** start of GIVEN MATERIAL **

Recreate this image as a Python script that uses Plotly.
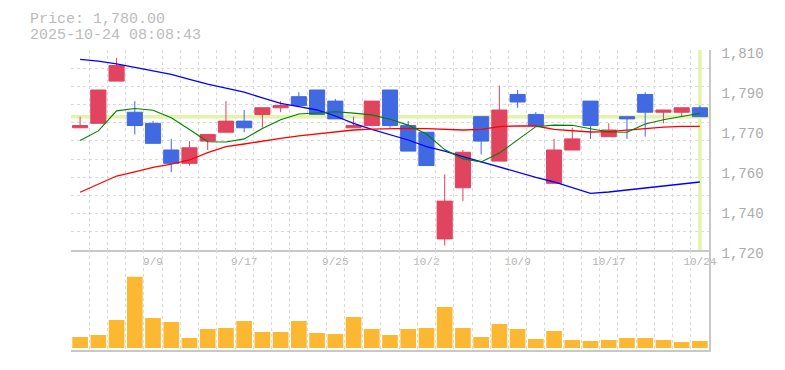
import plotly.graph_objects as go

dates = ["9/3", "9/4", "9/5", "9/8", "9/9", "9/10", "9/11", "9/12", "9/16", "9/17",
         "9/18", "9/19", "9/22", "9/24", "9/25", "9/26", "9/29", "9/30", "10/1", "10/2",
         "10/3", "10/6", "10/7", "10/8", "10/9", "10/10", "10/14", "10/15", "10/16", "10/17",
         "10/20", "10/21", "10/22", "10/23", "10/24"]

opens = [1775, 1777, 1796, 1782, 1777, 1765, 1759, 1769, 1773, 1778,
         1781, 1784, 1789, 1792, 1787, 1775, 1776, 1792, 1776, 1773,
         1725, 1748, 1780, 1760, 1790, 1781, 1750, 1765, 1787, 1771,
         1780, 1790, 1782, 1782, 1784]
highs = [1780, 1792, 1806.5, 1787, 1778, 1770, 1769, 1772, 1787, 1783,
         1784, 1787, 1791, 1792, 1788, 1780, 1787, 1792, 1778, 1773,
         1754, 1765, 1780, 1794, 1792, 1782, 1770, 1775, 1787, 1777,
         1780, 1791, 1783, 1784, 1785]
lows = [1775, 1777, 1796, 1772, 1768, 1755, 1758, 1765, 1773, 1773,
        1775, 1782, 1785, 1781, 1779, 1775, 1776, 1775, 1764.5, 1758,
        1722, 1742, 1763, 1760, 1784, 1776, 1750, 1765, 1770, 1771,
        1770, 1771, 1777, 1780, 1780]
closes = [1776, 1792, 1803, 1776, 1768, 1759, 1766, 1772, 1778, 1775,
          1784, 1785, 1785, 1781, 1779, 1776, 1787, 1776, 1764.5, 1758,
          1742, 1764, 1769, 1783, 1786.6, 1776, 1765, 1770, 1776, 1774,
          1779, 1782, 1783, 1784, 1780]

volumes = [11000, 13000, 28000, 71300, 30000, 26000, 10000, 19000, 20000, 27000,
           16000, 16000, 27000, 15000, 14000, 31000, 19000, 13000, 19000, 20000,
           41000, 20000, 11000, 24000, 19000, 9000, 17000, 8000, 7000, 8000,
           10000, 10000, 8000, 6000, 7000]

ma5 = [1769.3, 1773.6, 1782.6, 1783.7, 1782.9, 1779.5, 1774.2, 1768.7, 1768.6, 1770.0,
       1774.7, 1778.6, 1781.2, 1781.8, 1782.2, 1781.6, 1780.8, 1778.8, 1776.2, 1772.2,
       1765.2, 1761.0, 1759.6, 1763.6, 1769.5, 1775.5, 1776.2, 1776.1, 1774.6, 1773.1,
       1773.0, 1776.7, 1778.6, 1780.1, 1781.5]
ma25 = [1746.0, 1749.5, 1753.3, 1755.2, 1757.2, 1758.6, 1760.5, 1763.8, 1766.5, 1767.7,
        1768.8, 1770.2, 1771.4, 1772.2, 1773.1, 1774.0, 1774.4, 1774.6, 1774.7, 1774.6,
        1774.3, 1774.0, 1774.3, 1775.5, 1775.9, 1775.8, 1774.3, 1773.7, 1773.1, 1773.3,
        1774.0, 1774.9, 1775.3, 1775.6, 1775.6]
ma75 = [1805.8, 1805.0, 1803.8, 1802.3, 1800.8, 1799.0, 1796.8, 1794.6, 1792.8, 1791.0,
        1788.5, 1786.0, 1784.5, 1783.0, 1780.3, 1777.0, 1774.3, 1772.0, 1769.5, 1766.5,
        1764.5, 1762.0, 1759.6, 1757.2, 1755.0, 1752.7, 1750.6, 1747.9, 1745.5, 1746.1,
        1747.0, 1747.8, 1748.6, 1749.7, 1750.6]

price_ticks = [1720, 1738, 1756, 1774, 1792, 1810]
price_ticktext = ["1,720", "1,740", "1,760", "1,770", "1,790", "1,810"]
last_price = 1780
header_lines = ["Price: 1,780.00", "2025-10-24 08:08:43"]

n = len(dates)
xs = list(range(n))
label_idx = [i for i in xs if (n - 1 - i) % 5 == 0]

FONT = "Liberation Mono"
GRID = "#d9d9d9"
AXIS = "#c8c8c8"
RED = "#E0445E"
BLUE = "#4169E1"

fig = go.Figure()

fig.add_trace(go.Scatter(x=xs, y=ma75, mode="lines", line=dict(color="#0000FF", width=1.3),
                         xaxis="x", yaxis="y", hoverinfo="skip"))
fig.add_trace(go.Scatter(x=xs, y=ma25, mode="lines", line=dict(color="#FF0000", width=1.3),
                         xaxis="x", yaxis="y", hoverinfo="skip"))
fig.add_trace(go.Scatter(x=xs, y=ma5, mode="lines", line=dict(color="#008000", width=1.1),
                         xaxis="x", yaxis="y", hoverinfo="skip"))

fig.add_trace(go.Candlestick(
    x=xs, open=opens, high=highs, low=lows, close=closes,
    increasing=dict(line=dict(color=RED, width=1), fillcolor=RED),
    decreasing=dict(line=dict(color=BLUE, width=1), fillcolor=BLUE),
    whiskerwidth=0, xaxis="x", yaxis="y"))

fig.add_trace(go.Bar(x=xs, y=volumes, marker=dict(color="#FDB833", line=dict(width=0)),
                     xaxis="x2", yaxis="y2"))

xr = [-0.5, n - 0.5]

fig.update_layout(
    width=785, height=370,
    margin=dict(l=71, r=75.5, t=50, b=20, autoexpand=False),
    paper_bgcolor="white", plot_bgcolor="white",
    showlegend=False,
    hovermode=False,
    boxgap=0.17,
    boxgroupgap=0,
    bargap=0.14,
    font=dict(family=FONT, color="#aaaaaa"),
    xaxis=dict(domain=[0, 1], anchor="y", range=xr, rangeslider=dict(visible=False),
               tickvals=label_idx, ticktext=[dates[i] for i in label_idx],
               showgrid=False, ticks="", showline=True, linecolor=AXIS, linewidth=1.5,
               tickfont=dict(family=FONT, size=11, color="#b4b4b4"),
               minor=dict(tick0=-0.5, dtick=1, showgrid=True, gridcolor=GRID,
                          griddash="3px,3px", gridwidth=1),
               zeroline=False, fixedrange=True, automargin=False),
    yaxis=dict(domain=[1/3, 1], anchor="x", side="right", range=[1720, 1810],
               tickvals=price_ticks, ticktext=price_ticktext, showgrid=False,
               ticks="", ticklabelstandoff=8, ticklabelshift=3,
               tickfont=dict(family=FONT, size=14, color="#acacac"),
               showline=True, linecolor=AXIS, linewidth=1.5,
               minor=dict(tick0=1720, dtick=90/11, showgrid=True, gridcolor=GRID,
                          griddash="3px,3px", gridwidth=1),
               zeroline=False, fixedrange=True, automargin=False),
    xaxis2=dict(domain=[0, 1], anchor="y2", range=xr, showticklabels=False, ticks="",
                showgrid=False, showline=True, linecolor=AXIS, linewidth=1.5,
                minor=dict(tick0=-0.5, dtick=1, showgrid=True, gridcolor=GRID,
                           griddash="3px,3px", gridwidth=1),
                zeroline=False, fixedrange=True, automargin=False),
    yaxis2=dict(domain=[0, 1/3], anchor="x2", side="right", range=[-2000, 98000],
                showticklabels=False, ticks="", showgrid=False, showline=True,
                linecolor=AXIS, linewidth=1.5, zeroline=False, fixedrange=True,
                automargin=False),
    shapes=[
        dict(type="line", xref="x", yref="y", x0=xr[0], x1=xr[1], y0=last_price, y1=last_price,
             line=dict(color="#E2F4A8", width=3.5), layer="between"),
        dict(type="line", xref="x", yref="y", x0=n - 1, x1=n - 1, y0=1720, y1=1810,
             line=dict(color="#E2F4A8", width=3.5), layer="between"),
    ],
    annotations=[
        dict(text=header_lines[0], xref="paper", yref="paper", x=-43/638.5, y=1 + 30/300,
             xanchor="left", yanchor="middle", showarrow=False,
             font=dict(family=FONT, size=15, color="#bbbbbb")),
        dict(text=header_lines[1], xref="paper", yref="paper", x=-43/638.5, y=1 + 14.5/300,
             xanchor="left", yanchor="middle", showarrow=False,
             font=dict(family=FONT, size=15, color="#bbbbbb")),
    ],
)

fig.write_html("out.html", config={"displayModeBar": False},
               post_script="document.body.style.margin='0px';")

** end of GIVEN MATERIAL **

[EXERCISE DIRECTIONS] Without the pictures, please reproduce each line of the listing above exactly, from the first one through the line bearing "import plotly.graph_objects as go".

[WRITTEN ANSWER]
Recreate this image as a Python script that uses Plotly.
import plotly.graph_objects as go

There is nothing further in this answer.